The Ontario government is making additional changes that will break down barriers so that more health professionals can work in Ontario. Doing more to expand the province’s health workforce is a key part of the Plan to Stay Open: Health System Stability and Recovery to ensure people can continue to access the health care services they need, when they need them.

“These changes will bring more health care workers into our health system faster, helping to care for people when they need it,” said Sylvia Jones, Deputy Premier and Minister of Health. “Our government will work with all partners to ensure Ontario’s nurses, doctors, personal support workers and other health care professionals have the resources, support and guidance they need to enter the workforce and continue delivering the care Ontarians deserve.”

These changes proposed by the Ontario Ministry of Health, the College of Nurses of Ontario and the College of Physicians and Surgeons of Ontario, will support recruitment efforts and make it faster and easier for health care professionals trained in Ontario, other provinces and internationally to register and practice in Ontario.

Changes that will come into effect immediately, include:

  • Allowing internationally educated nurses to register in a temporary class and begin working sooner while they work towards full registration;
  • Making it easier for non-practicing or retired nurses to return to the field by introducing flexibility to the requirement that they need to have practiced nursing within a certain period of time before applying for reinstatement; and
  • Creating a new temporary independent practice registration class for physicians from other provinces and territories, making it easier for them to work for up to 90 days in Ontario.

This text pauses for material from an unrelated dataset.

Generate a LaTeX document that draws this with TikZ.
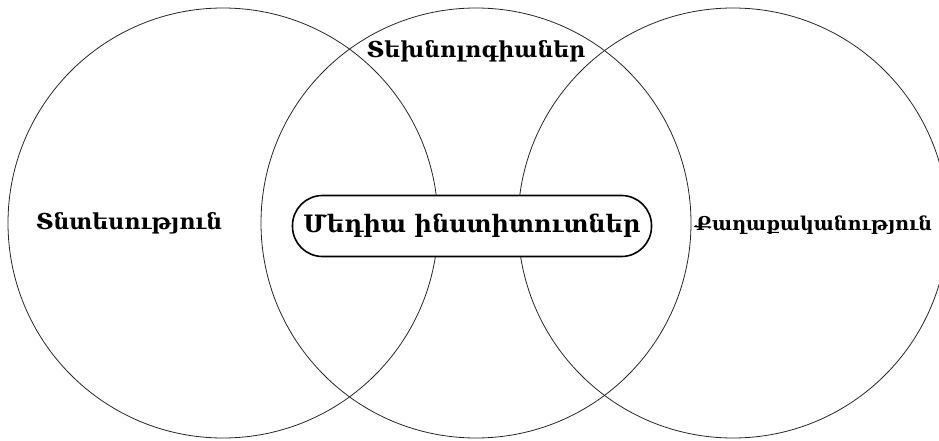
\documentclass[tikz,border=0pt]{standalone}
\usepackage{fontspec}
\setmainfont{DejaVu Serif}
\begin{document}
\begin{tikzpicture}[x=1pt,y=-1pt,font=\bfseries\fontsize{22}{24}\selectfont]

%Շրջանակներ
\useasboundingbox (0,0) rectangle (939,441);
\clip (0,0) rectangle (939,441);

\begin{scope}
\coordinate (econ) at (223,223);
\coordinate (tech) at (476,223);
\coordinate (pol) at (733,223);

\draw[line width=.8pt,black!85] (econ) circle (215pt);
\draw[line width=.8pt,black!85] (tech) circle (215pt);
\draw[line width=.8pt,black!85] (pol) circle (215pt);

\node (econlbl) at (129,223) {Տնտեսություն};
\node (techlbl) at (476,51) {Տեխնոլոգիաներ};
\node[anchor=west,inner sep=0pt,font=\bfseries\fontsize{19}{21}\selectfont] (pollbl) at (695,225) {Քաղաքականություն};

\node[draw,fill=white,line width=1.6pt,rounded corners=30pt,minimum width=359pt,minimum height=61pt,font=\bfseries\fontsize{24}{26}\selectfont] (media) at (472,226) {Մեդիա ինստիտուտներ};
\end{scope}

\end{tikzpicture}
\end{document}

Further changes, which come into effect on January 1, 2023, include:

  • Requiring health regulatory colleges to comply with time limits to make registration decisions;
  • Prohibiting health regulatory colleges from requiring Canadian work experience for the purpose of registration, with some exceptions such as when equivalent international experience is accepted; and
  • Accepting language tests approved under the Immigration and Refugee Protection Act (Canada) to reduce duplicate language proficiency testing for immigrants to Canada.

Finally, on August 31, 2023, health regulatory colleges will be required to have a new category of registration that can be used to facilitate quicker registration to help safeguard the health workforce supply in the event of future emergencies.


Quick Facts

  • When fully implemented, the government’s Plan to Stay Open: Health System Stability and Recovery will add up to 19,000 more health care workers, including nurses and personal support workers, to Ontario’s health workforce. Over 11,900 health care professionals (including over 8,700 nurses and externs) have been added to the health system since Winter 2020.
  • Ontario is working with the College of Nurses of Ontario and Ontario Health to expand funding for the supervised practice experience partnership program which has already supported over 800 international nurses in getting licensed since January. The province anticipates that by March 31, 2023 another 200 international nurses will gain the practice and language requirements necessary to work in Ontario.
  • Ontario is also working with the College of Nurses of Ontario to reduce the financial barriers that may be stopping some retired or internationally trained nurses from registering to resume or begin practicing, by temporarily covering the cost of examination, application, and registration fees, saving them up to $1,500.
  • The government has invested $764 million to provide Ontario’s nurses with a retention incentive of up to $5,000 per person.